En la estrecha calle Gavín, junto a la puerta trasera del supermercado, hay ocho cajeras y reponedores charlando. Cuatro a cada lado y separados entre sí. Paso por el medio y les doy los buenos días y las gracias. Muchas gracias.

En la esquina con Palafox cuelga una bandera de España. En la calle Liñán, una pancarta pide: "Tened memoria". En San Vicente de Paúl reina un silencio impropio, espeso, casi molesto. A lo lejos aparece una mujer con un perro. Según nos acercamos, veo que es una anciana. Población de riesgo, pienso para mis adentros. En ese momento se me olvida que ya he cumplido sesenta años. Cuando me cruzo con ella, dice: "Es impresionante, ¿verdad?". Se refiere al vacío. Se refiere al silencio. De no haber sido por eso, jamás habríamos hablado. En el edificio que hay al fondo, en el Coso, se lee en grandes letras: ‘Células Madre’. A la vuelta de la esquina, en la calle Rufas, carteles más pequeños anuncian: "Cubatas, 5 euros. Cerveza litro, 5 euros. Tres tapas, 2’50". En la misma acera, una casa de apuestas y una oficina de servicios funerarios. La vida sigue, pero hoy apenas se la ve por ningún lado.

En la plaza de los Sitios hay tres o cuatro perros que pasean a sus dueños con bozal. En el otro extremo se afana un barrendero. Paso a dos metros de él y le doy los buenos días y las gracias. Muchas gracias.

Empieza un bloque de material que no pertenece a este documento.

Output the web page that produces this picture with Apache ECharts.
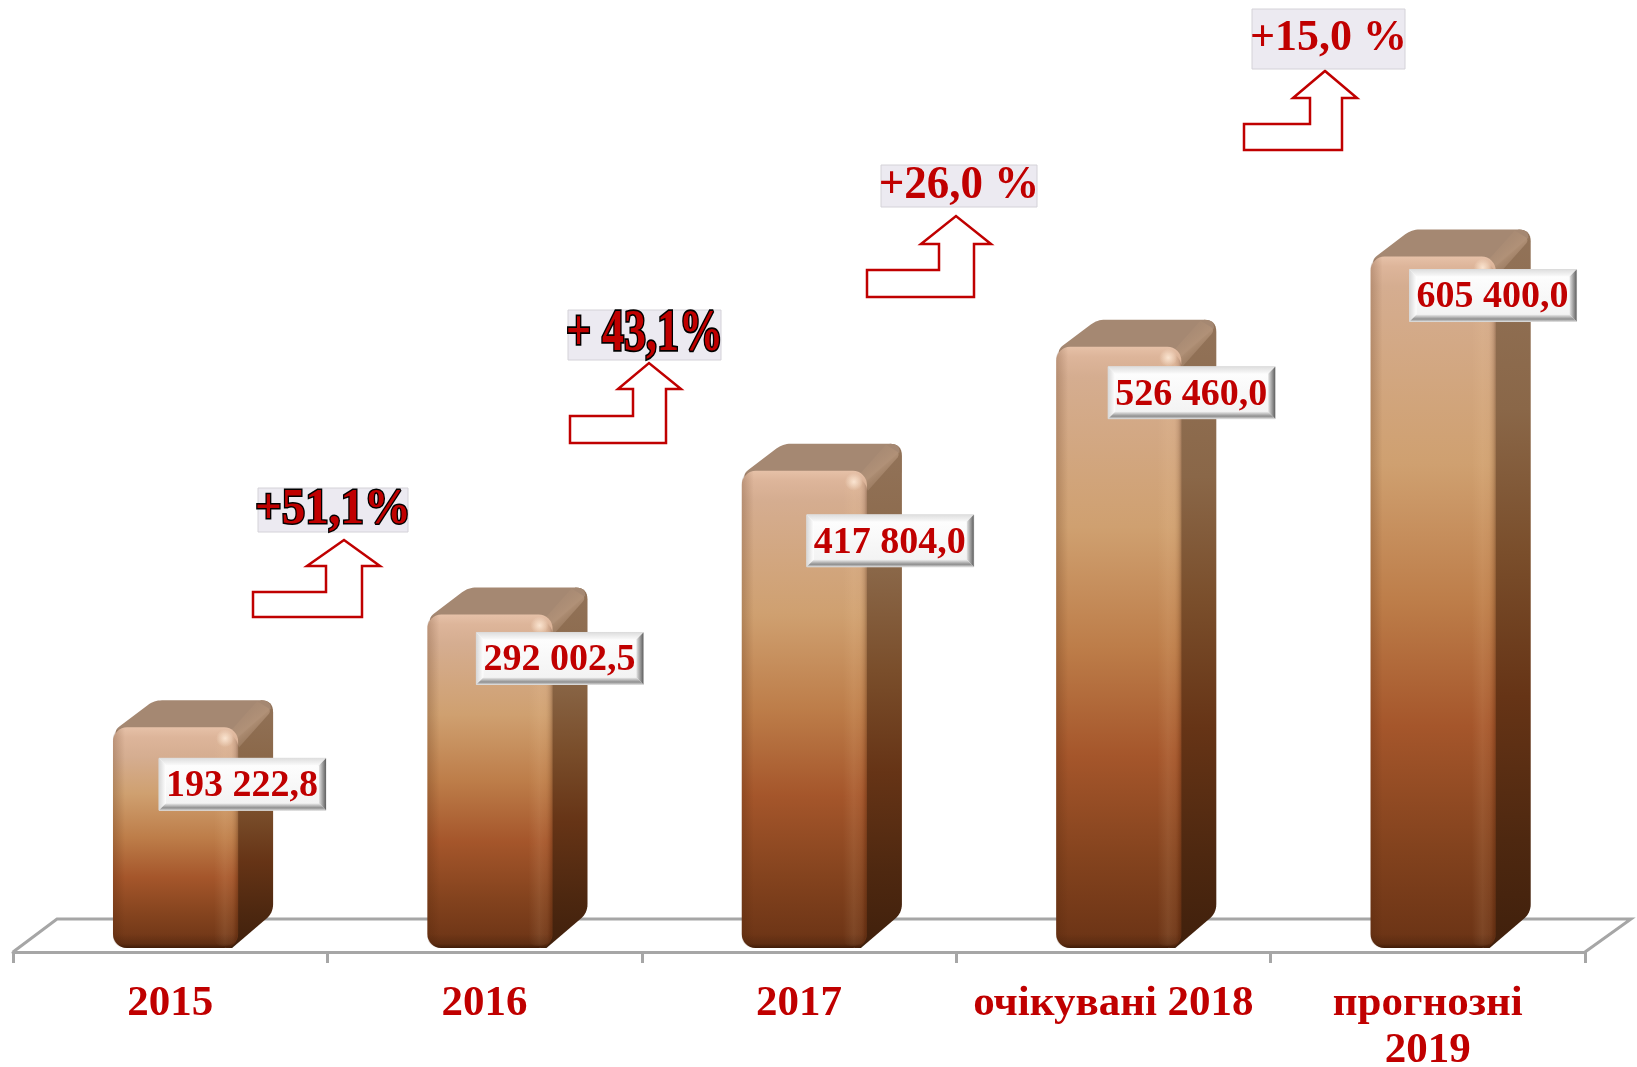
<!DOCTYPE html>
<html>
<head>
<meta charset="utf-8">
<style>html,body{margin:0;padding:0;background:#fff}#c{width:1637px;height:1067px}</style>
<script src="https://cdn.jsdelivr.net/npm/echarts@6/dist/echarts.min.js"></script>
</head>
<body>
<div id="c"></div>
<script>
const categories = ['2015', '2016', '2017', 'очікувані 2018', 'прогнозні\n2019'];
const values = [193222.8, 292002.5, 417804.0, 526460.0, 605400.0];
const growthLabels = ['+51,1%', '+ 43,1%', '+26,0 %', '+15,0 %'];

// Annotation layout (pixels on the page)
const labelOffsets = [[46, 31], [49, 18], [65, 44], [52, 20], [39, 13]];
const growthBoxes = [[258, 488, 150, 44], [568, 310, 153, 50], [881, 165, 156, 42], [1252, 9, 153, 60]];
const growthScaleY = [1.1, 1.35, 1.05, 1.0];
const growthFont = [47, 44, 45, 44];
const growthOutlined = [true, true, false, false];
const arrowShapes = [
  // left, bottom, shelf, stemL, headY, headL, tipX, tipY, headR, stemR
  [253, 617, 592, 326, 566, 307, 344, 540, 380, 362],
  [570, 443, 416, 633, 389, 618, 649, 363, 681, 666],
  [867, 297, 270, 939, 244, 921, 956, 216, 991, 974],
  [1244, 150, 124, 1310, 98, 1293, 1325, 71, 1357, 1342]
];
const floorBack = [[13, 952], [57, 919], [1631, 919], [1585, 952]];

const RED = '#C00000';
const SERIF = '"Liberation Serif","Times New Roman",serif';
const DEPTH_X = 35, DEPTH_Y = 27;
const LG = (x0, y0, x1, y1, stops) => new echarts.graphic.LinearGradient(x0, y0, x1, y1,
  stops.map(s => ({offset: s[0], color: s[1]})));

function formatValue(v) {
  const parts = v.toFixed(1).split('.');
  return parts[0].replace(/\B(?=(\d{3})+$)/g, ' ') + ',' + parts[1];
}

function rounded(pts) {
  const out = [];
  const n = pts.length;
  for (let i = 0; i < n; i++) {
    const p = pts[i], a = pts[(i + n - 1) % n], b = pts[(i + 1) % n], r = p[2] || 0;
    if (!r) { out.push([p[0], p[1]]); continue; }
    const la = Math.hypot(a[0] - p[0], a[1] - p[1]), lb = Math.hypot(b[0] - p[0], b[1] - p[1]);
    const s = [p[0] + (a[0] - p[0]) * r / la, p[1] + (a[1] - p[1]) * r / la];
    const e = [p[0] + (b[0] - p[0]) * r / lb, p[1] + (b[1] - p[1]) * r / lb];
    for (let t = 0; t <= 1.001; t += 0.125) {
      const u = 1 - t;
      out.push([u * u * s[0] + 2 * u * t * p[0] + t * t * e[0], u * u * s[1] + 2 * u * t * p[1] + t * t * e[1]]);
    }
  }
  return out;
}

function renderBar(params, api) {
  const i = api.value(0), v = api.value(1);
  const top = api.coord([i, v]), base = api.coord([i, 0]);
  const band = api.size([1, 0])[0];
  const w = band * 0.398;
  const x = top[0] - band * 0.182;
  const yt = top[1], yb = base[1], h = yb - yt;
  const dx = DEPTH_X, dy = DEPTH_Y;
  const f = px => Math.min(0.99, px / h);
  const kids = [];

  // side face
  kids.push({type: 'polygon', z2: 1, shape: {points: rounded([
    [x + w - 12, yt + 2, 0], [x + w + dx - 12, yt - dy, 0], [x + w + dx, yt - dy, 12],
    [x + w + dx, yb - dy - 8, 9], [x + w - 6, yb, 0], [x + w - 12, yb, 0]
  ])}, style: {fill: LG(0, 0, 0, 1, [
    [0, '#927359'], [0.25, '#8A6748'], [0.45, '#7A4E2B'], [0.65, '#663416'], [0.85, '#4E2810'], [1, '#40200C']
  ])}});
  // top face
  kids.push({type: 'polygon', z2: 2, shape: {points: rounded([
    [x, yt + 4, 8], [x + dx + 6, yt - dy, 8], [x + w + dx, yt - dy, 12],
    [x + w + dx - 2, yt - dy + 8, 0], [x + w, yt + 10, 0], [x + 4, yt + 10, 0]
  ])}, style: {fill: '#A58872'}});
  // soft band along the upper right edge
  kids.push({type: 'polygon', z2: 3, shape: {points: rounded([
    [x + w - 6, yt + 2, 0], [x + w + dx - 16, yt - dy + 1, 0], [x + w + dx - 1, yt - dy + 10, 6], [x + w + 1, yt + 20, 0]
  ])}, style: {fill: LG(0, 0, 1, 1, [
    [0, 'rgba(165,136,114,0)'], [0.5, 'rgba(178,146,120,0.9)'], [1, 'rgba(146,115,89,0)']
  ])}});
  // front face
  kids.push({type: 'rect', z2: 4, shape: {x: x, y: yt, width: w, height: h, r: 14}, style: {fill: LG(0, 0, 0, 1, [
    [0, '#E6C1A8'], [f(10), '#DDB59A'], [f(30), '#D5AD90'], [0.3, '#CFA070'], [0.5, '#BD7D49'],
    [0.68, '#A5562B'], [0.85, '#84431E'], [1, '#6A3315']
  ])}});
  // right bevel
  kids.push({type: 'rect', z2: 5, shape: {x: x + w - 24, y: yt + 6, width: 24, height: h - 8, r: [8, 14, 14, 8]}, style: {fill: LG(0, 0, 1, 0, [
    [0, 'rgba(255,215,170,0)'], [0.45, 'rgba(255,215,170,0.10)'], [0.7, 'rgba(255,215,170,0.06)'], [0.9, 'rgba(60,25,5,0.12)'], [1, 'rgba(60,25,5,0.3)']
  ])}});
  // left bevel
  kids.push({type: 'rect', z2: 5, shape: {x: x, y: yt, width: 12, height: h, r: [14, 0, 0, 14]}, style: {fill: LG(0, 0, 1, 0, [
    [0, 'rgba(70,30,5,0.22)'], [1, 'rgba(70,30,5,0)']
  ])}});
  // bottom bevel
  kids.push({type: 'rect', z2: 5, shape: {x: x, y: yb - 14, width: w, height: 14, r: [0, 0, 14, 14]}, style: {fill: LG(0, 0, 0, 1, [
    [0, 'rgba(40,15,0,0)'], [0.7, 'rgba(40,15,0,0.2)'], [1, 'rgba(40,15,0,0.65)']
  ])}});
  // corner glint
  kids.push({type: 'circle', z2: 6, shape: {cx: x + w - 13, cy: yt + 11, r: 9}, style: {
    fill: new echarts.graphic.RadialGradient(0.5, 0.5, 0.5, [
      {offset: 0, color: 'rgba(255,236,218,0.85)'}, {offset: 1, color: 'rgba(255,236,218,0)'}
    ])}});

  // beveled value label
  const off = labelOffsets[i];
  const bx = x + off[0], by = yt + off[1], bw = 167, bh = 52, b = 7;
  kids.push({type: 'rect', z2: 10, shape: {x: bx, y: by, width: bw, height: bh}, style: {fill: LG(0, 0, 0, 1, [[0, '#ffffff'], [1, '#F1F1F1']]), stroke: '#DADADA', lineWidth: 1}});
  kids.push({type: 'polygon', z2: 11, shape: {points: [[bx, by], [bx + bw, by], [bx + bw - b, by + b], [bx + b, by + b]]}, style: {fill: LG(0, 0, 0, 1, [[0, '#DEDEDE'], [1, '#FAFAFA']])}});
  kids.push({type: 'polygon', z2: 11, shape: {points: [[bx, by], [bx + b, by + b], [bx + b, by + bh - b], [bx, by + bh]]}, style: {fill: LG(0, 0, 1, 0, [[0, '#D8D8D8'], [1, '#FFFFFF']])}});
  kids.push({type: 'polygon', z2: 11, shape: {points: [[bx + bw, by], [bx + bw, by + bh], [bx + bw - b, by + bh - b], [bx + bw - b, by + b]]}, style: {fill: LG(0, 0, 1, 0, [[0, '#E4E4E4'], [1, '#5F5F5F']])}});
  kids.push({type: 'polygon', z2: 11, shape: {points: [[bx, by + bh], [bx + b, by + bh - b], [bx + bw - b, by + bh - b], [bx + bw, by + bh]]}, style: {fill: LG(0, 0, 0, 1, [[0, '#EDEDED'], [0.65, '#8F8F8F'], [1, '#D6D6D6']])}});
  kids.push({type: 'text', z2: 12, style: {
    text: formatValue(v), x: bx + bw / 2 - 0.5, y: by + bh / 2 + 2, align: 'center', verticalAlign: 'middle',
    fill: RED, font: 'bold 38px ' + SERIF
  }});
  return {type: 'group', children: kids};
}

const graphics = [];
graphics.push({type: 'polyline', z: -1, silent: true, shape: {points: floorBack},
  style: {fill: null, stroke: '#A6A6A6', lineWidth: 3}});
arrowShapes.forEach(a => {
  const [l, bt, sh, sl, hy, hl, tx, ty, hr, sr] = a;
  graphics.push({type: 'polygon', z: 5, silent: true,
    shape: {points: [[l, bt], [l, sh], [sl, sh], [sl, hy], [hl, hy], [tx, ty], [hr, hy], [sr, hy], [sr, bt]]},
    style: {fill: '#fff', stroke: '#C00000', lineWidth: 2.5}});
});
growthBoxes.forEach((b, i) => {
  graphics.push({type: 'rect', z: 6, silent: true, shape: {x: b[0], y: b[1], width: b[2], height: b[3]},
    style: {fill: '#ECEAF1', stroke: '#D4D2D8', lineWidth: 1}});
  graphics.push({type: 'text', z: 7, silent: true, x: b[0] + b[2] / 2, y: b[1] + b[3] / 2, scaleY: growthScaleY[i],
    style: Object.assign({text: growthLabels[i], x: 0, y: 0, align: 'center', verticalAlign: 'middle',
      fill: RED, font: 'bold ' + growthFont[i] + 'px ' + SERIF},
      growthOutlined[i] ? {stroke: '#000', lineWidth: 2.6} : {})});
});

const chart = echarts.init(document.getElementById('c'), null, {renderer: 'canvas'});
chart.setOption({
  animation: false,
  backgroundColor: '#fff',
  grid: {left: 13, top: 0, width: 1572, height: 948, containLabel: false, outerBoundsMode: 'none'},
  xAxis: {
    type: 'category', data: categories, offset: 4,
    axisLine: {show: true, onZero: false, lineStyle: {color: '#A6A6A6', width: 3}},
    axisTick: {show: true, length: 11, alignWithLabel: false, lineStyle: {color: '#A6A6A6', width: 3}},
    axisLabel: {interval: 0, margin: 28, color: RED, fontFamily: SERIF, fontWeight: 'bold', fontSize: 43, lineHeight: 47, hideOverlap: false}
  },
  yAxis: {type: 'value', min: 0, max: 830000, show: false, splitLine: {show: false}},
  series: [{
    type: 'custom', silent: true, clip: false, z: 3,
    renderItem: renderBar,
    encode: {x: 0, y: 1},
    data: values.map((v, i) => [i, v])
  }],
  graphic: {elements: graphics}
});
</script>
</body>
</html>
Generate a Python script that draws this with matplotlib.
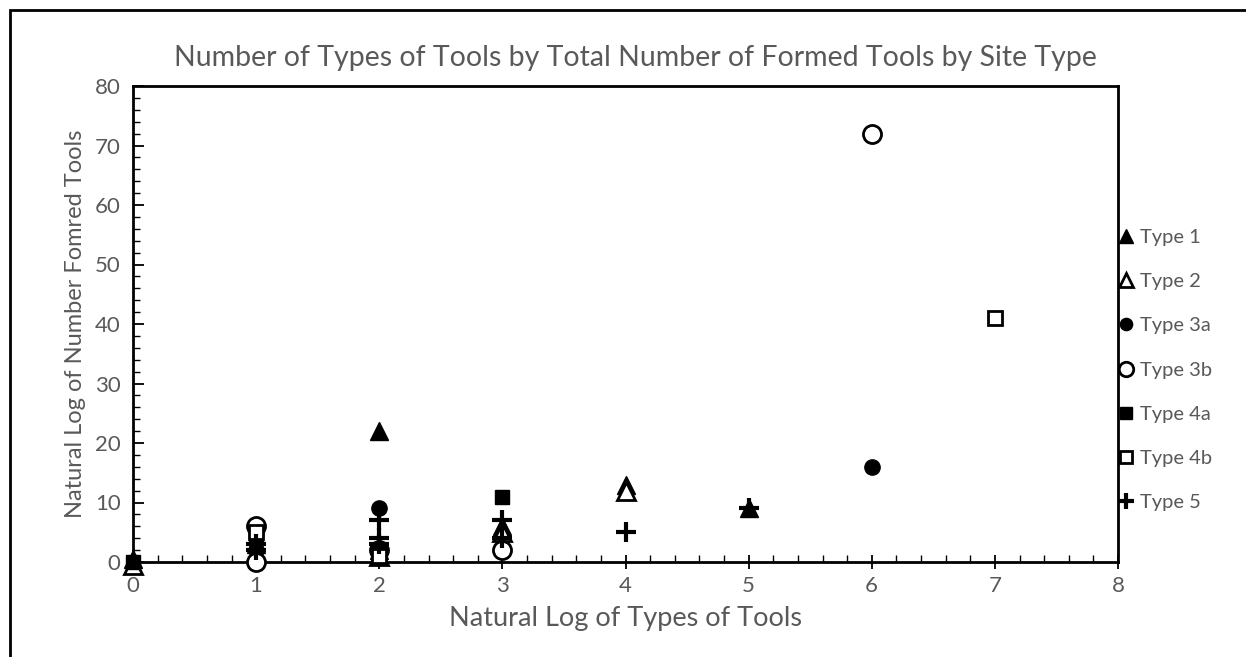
import matplotlib.pyplot as plt
from matplotlib.patches import Rectangle
from matplotlib.ticker import MultipleLocator

plt.rcParams['font.family'] = ['Lato', 'DejaVu Sans']

# data (x = ln types of tools, y = ln number formed tools)
type1_x = [0, 1, 2, 2, 3, 4, 5]
type1_y = [0.5, 3, 22, 2, 6, 13, 9]
type2_x = [0, 2, 3, 4]
type2_y = [-0.5, 1, 5, 12]
type3a_x = [1, 2, 2, 6]
type3a_y = [2, 9, 2, 16]
type3b_x = [1, 1, 2, 3, 6]
type3b_y = [6, 0, 2, 2, 72]
type4a_x = [0, 1, 2, 3]
type4a_y = [0, 4, 1.5, 11]
type4b_x = [1, 2, 7]
type4b_y = [5, 1, 41]
type5_x = [1, 1, 2, 2, 2, 3, 3, 4, 5]
type5_y = [3, 2, 7, 4, 3, 7, 4, 5, 9]

grey = '#595959'

fig = plt.figure(figsize=(12.46, 6.57), dpi=100)
# outer chart border
fig.patches.append(Rectangle((10 / 1246, -0.05), 1.1, 1 - 10 / 657 + 0.05,
                             transform=fig.transFigure, fill=False,
                             edgecolor='black', linewidth=2))
ax = fig.add_axes([133 / 1246, 1 - 562 / 657, (1118 - 133) / 1246, (562 - 86) / 657])

kw = dict(linestyle='none', clip_on=False, zorder=3)
ax.plot(type1_x, type1_y, marker='^', ms=13, mfc='black', mec='black', label='Type 1', **kw)
ax.plot(type2_x, type2_y, marker='^', ms=13, mfc='white', mec='black', mew=2, label='Type 2', **kw)
ax.plot(type3a_x, type3a_y, marker='o', ms=11, mfc='black', mec='black', label='Type 3a', **kw)
ax.plot(type3b_x, type3b_y, marker='o', ms=13, mfc='white', mec='black', mew=2, label='Type 3b', **kw)
ax.plot(type4a_x, type4a_y, marker='s', ms=10, mfc='black', mec='black', label='Type 4a', **kw)
ax.plot(type4b_x, type4b_y, marker='s', ms=10, mfc='white', mec='black', mew=2, label='Type 4b', **kw)
ax.plot(type5_x, type5_y, marker='+', ms=15, mec='black', mew=3, label='Type 5', **kw)

ax.set_xlim(0, 8)
ax.set_ylim(0, 80)
ax.xaxis.set_major_locator(MultipleLocator(1))
ax.xaxis.set_minor_locator(MultipleLocator(0.2))
ax.yaxis.set_major_locator(MultipleLocator(10))
ax.yaxis.set_minor_locator(MultipleLocator(2))
ax.tick_params(axis='x', which='major', direction='inout', length=10, width=1.3,
               labelsize=16, labelcolor=grey, pad=5)
ax.tick_params(axis='x', which='minor', direction='in', length=5, width=1)
ax.tick_params(axis='y', which='major', direction='in', length=8, width=1.3,
               labelsize=16, labelcolor=grey, pad=9)
ax.tick_params(axis='y', which='minor', direction='in', length=5, width=1)
for s in ax.spines.values():
    s.set_linewidth(2)

ax.set_xlabel('Natural Log of Types of Tools', fontsize=19.5, color=grey, labelpad=7)
ax.set_ylabel('Natural Log of Number Fomred Tools', fontsize=17, color=grey, labelpad=6)
fig.text(0.5 * (172 + 1098) / 1246, 1 - 58 / 657,
         'Number of Types of Tools by Total Number of Formed Tools by Site Type',
         ha='center', va='center', fontsize=20.5, color=grey)

leg = ax.legend(loc='center left', bbox_to_anchor=(1.0, (562 - 370) / 476),
                frameon=False, fontsize=14.5, labelcolor=grey, labelspacing=1.35,
                handlelength=0.8, handletextpad=0.3, markerscale=0.8,
                borderaxespad=0, borderpad=0)

plt.savefig('out.png', dpi=100)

Ya solo me queda la calle Costa. Mientras subo por ella, me viene una palabra a la cabeza: regeneracionismo. La repito varias veces a ver si me entra del todo: regeneracionismo, regeneracionismo, regeneracionismo. Por qué me sonarás tan bien y por qué te pronunciaré tan mal.

Mi destino está a un paso, en la calle Isaac Peral. Soy un submarino en soledad. He navegado bajo el manto de extrañeza de una ciudad que no se reconoce a sí misma, sin ningún sonido alrededor, como si el asfalto se hubiera transformado en el fondo del mar. Soy un submarino urbano atracando en el puerto de Isaac Peral.

Cuando pasen las horas, de vuelta en mi ensenada natural, sacaré el periscopio, veré a mis vecinos aplaudir y les daré las buenas tardes y las gracias. Muchas gracias.